Excerpt from "A Private History of Awe"


Regarding Science & Physics... (pages 197-198)

…"What I found unsettled me. For the more I studied, the more I realized that uncertainty is woven into the very fabric of the universe.

I knew that Einstein had dissolved the distinction between energy and matter, showing them to be transmutations of the same fundamental reality, like steam and ice. But now I learned from quantum mechanics that we can never know what the ultimate reality is, because in the act of observing it we change it. Down at the smallest scale that science can reach, there is no essential "stuff," no underlying substance, only waves of probability shimmering in a field of potentiality. Beneath the last veil, it turns out, there are no solid particles, nothing like the billiard balls of classical physics, but only events, flashing in and out of existence like evanescent thoughts.

Newtonian physics presented the universe as a grand machine, made up of durable cogs and wheels interacting by measurable forces, as predictable in its movements as a well-made clock. A scientist could stand apart from this machine and know it objectively. But now I learned that such objectivity was an illusion, or at best an approximation that held up reasonably well in the everyday world. Classical physics was adequate for calculating the shape of an airplane wing or the orbit of a satellite, but it couldn't explain the curving of light from distant stars or the gambols of subatomic particles. At very large and very small scales, modern physics offered more accurate descriptions, yet only by admitting that what we're describing isn't nature in itself but the response of nature to our way of questioning. Our consciousness is entangled with the phenomena that we study.

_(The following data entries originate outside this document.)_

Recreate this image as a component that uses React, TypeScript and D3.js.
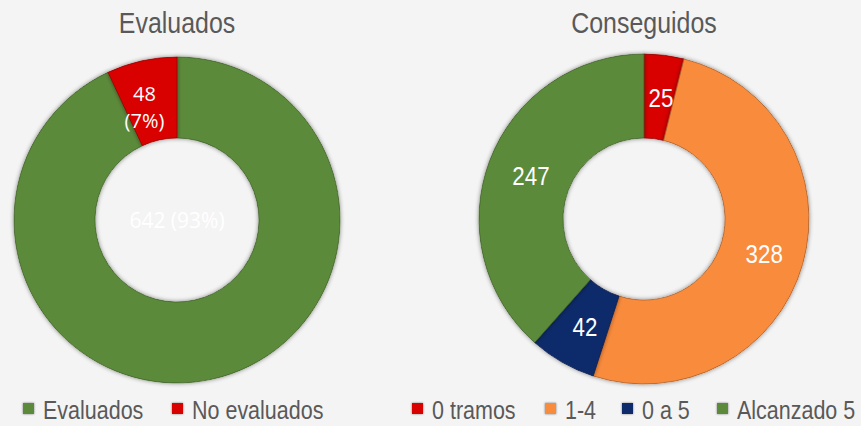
import * as d3 from "d3";

const evalLabels = ["Evaluados", "No evaluados"];
const evalValues = [642, 48];
const evalColors = ["#5b8a3a", "#d90000"];

const consLabels = ["0 tramos", "1-4", "0 a 5", "Alcanzado 5"];
const consValues = [25, 328, 42, 247];
const consColors = ["#d90000", "#f98b3c", "#0c2a6b", "#5b8a3a"];

const W = 861;
const H = 426;
const sans = "'Liberation Sans', Arial, sans-serif";
const textColor = "#595959";

// Arial Narrow is not installed, so squeeze Liberation Sans horizontally
function NText({ x, y, size, fill = textColor, anchor = "start", children }) {
  return (
    <text
      transform={`translate(${x},${y}) scale(0.86,1)`}
      textAnchor={anchor}
      fontFamily={sans}
      fontSize={size}
      fill={fill}
    >
      {children}
    </text>
  );
}

function Donut({ cx, cy, values, colors, outer, inner, label }) {
  const pie = d3.pie<number>().sort(null).value(d => d);
  const arcs = pie(values);
  const arc = d3.arc<d3.PieArcDatum<number>>().innerRadius(inner).outerRadius(outer);
  return (
    <g transform={`translate(${cx},${cy})`}>
      {arcs.map((a, i) => (
        <path
          key={i}
          d={arc(a) || ""}
          fill={colors[i]}
          stroke={d3.color(colors[i])!.darker(1.2).toString()}
          strokeWidth={0.8}
          filter="url(#bevel)"
        />
      ))}
      {arcs.map((a, i) => {
        const [x, y] = arc.centroid(a);
        return label(a, i, x, y);
      })}
    </g>
  );
}

export default function App() {
  const total = d3.sum(evalValues);
  const pct = (v: number) => `${Math.round((v / total) * 100)}%`;

  const legendLeft = [23, 172];
  const legendRight = [412, 545, 622, 717];

  return (
    <svg width={W} height={H} style={{ position: "absolute", left: 0, top: 0, background: "#f4f4f4" }}>
      <defs>
        <filter id="bevel" x="-5%" y="-5%" width="110%" height="110%">
          <feGaussianBlur in="SourceAlpha" stdDeviation="2" result="blur" />
          <feComposite operator="arithmetic" k2={-1} k3={1} in="SourceAlpha" in2="blur" result="edge" />
          <feFlood floodColor="#000" floodOpacity="0.45" />
          <feComposite operator="in" in2="edge" result="shadow" />
          <feMerge>
            <feMergeNode in="SourceGraphic" />
            <feMergeNode in="shadow" />
          </feMerge>
        </filter>
        <filter id="bevelSmall" x="-20%" y="-20%" width="140%" height="140%">
          <feGaussianBlur in="SourceAlpha" stdDeviation="1" result="blur" />
          <feComposite operator="arithmetic" k2={-1} k3={1} in="SourceAlpha" in2="blur" result="edge" />
          <feFlood floodColor="#000" floodOpacity="0.5" />
          <feComposite operator="in" in2="edge" result="shadow" />
          <feMerge>
            <feMergeNode in="SourceGraphic" />
            <feMergeNode in="shadow" />
          </feMerge>
        </filter>
      </defs>

      <NText x={177} y={33} size={29} anchor="middle">Evaluados</NText>
      <NText x={644} y={33} size={29} anchor="middle">Conseguidos</NText>

      <Donut
        cx={177}
        cy={220}
        values={evalValues}
        colors={evalColors}
        outer={163}
        inner={82}
        label={(a, i, x, y) =>
          i === 1 ? (
            <g key={i} fontFamily="'Open Sans', sans-serif" fontSize={20} fill="#fff" textAnchor="middle">
              <text x={x - 6} y={y + 1}>{a.data}</text>
              <text x={x - 6} y={y + 28}>({pct(a.data)})</text>
            </g>
          ) : (
            <text key={i} x={0} y={8} textAnchor="middle" fontFamily="'Open Sans', sans-serif" fontSize={21} fill="#fff">
              {a.data} ({pct(a.data)})
            </text>
          )
        }
      />

      <Donut
        cx={644}
        cy={219}
        values={consValues}
        colors={consColors}
        outer={165}
        inner={81}
        label={(a, i, x, y) => (
          <NText key={i} x={x + 2} y={y + 10} size={26} fill="#fff" anchor="middle">
            {a.data}
          </NText>
        )}
      />

      {evalLabels.map((l, i) => (
        <g key={l} transform={`translate(${legendLeft[i]},403)`}>
          <rect width={11} height={11} fill={evalColors[i]} filter="url(#bevelSmall)" />
          <NText x={20} y={16} size={25}>{l}</NText>
        </g>
      ))}
      {consLabels.map((l, i) => (
        <g key={l} transform={`translate(${legendRight[i]},403)`}>
          <rect width={11} height={11} fill={consColors[i]} filter="url(#bevelSmall)" />
          <NText x={20} y={16} size={25}>{l}</NText>
        </g>
      ))}
    </svg>
  );
}
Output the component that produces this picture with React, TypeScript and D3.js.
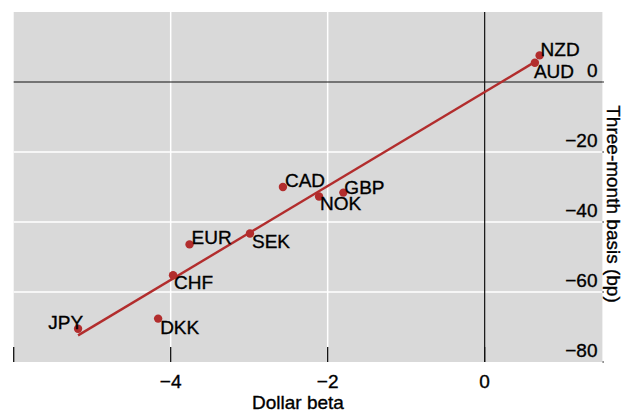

Einstein himself taught us there is no privileged spot from which reality can be observed. Space has no center, time has no regular beat. According to relativity theory, nothing is fixed and firm except the speed of light, and some physicists, my teachers announced, were proposing that even light speed might be fickle. In rejecting quantum mechanics, Einstein famously said he didn't believe God played dice with the universe. But all the evidence suggest that, at the finest grain of things - a grain unimaginably finer than the biblical mustard seed - dice are indeed being rolled, if not by God then by the impersonal, implacable scheme we call nature. Down at the quantum level, the behavior of reality is random, and therefore unpredictable, not just in practice but in principle. We can describe those events mathematically, yet between our symbols and the events themselves there is an unbridgeable gap. Some of Einstein's own equations in support of the theory of relativity led to singularities, points where the laws of physics break down. He spent the latter decades of his career trying to erase those singularities and refute the implications of quantum mechanics, and he failed.

Over the course of my second year in college I was forced to accept that the language of science, no matter how precise and confident it seems, is no more capable of capturing reality than is the wayward language of poems and stories. No matter how many formulas we devise, no matter how many words we add to the dictionary, nature slips through our finest nets. As far as they go, our various languages are useful; they simply cannot go all the way to the source. They can only point to an unfathomable potency, a torrent of forms arising and perishing ever newly arising.

With the reluctance of one stepping away from shore into a flood, I let go of my faith in the clockwork universe. Modern physics convinced me to see the universe as an ebullient flow of energy, radiating outward from the Big Bang, casting into existence myriad forms - protons, galaxies, cicadas and persons - then dissolving them back into the flow.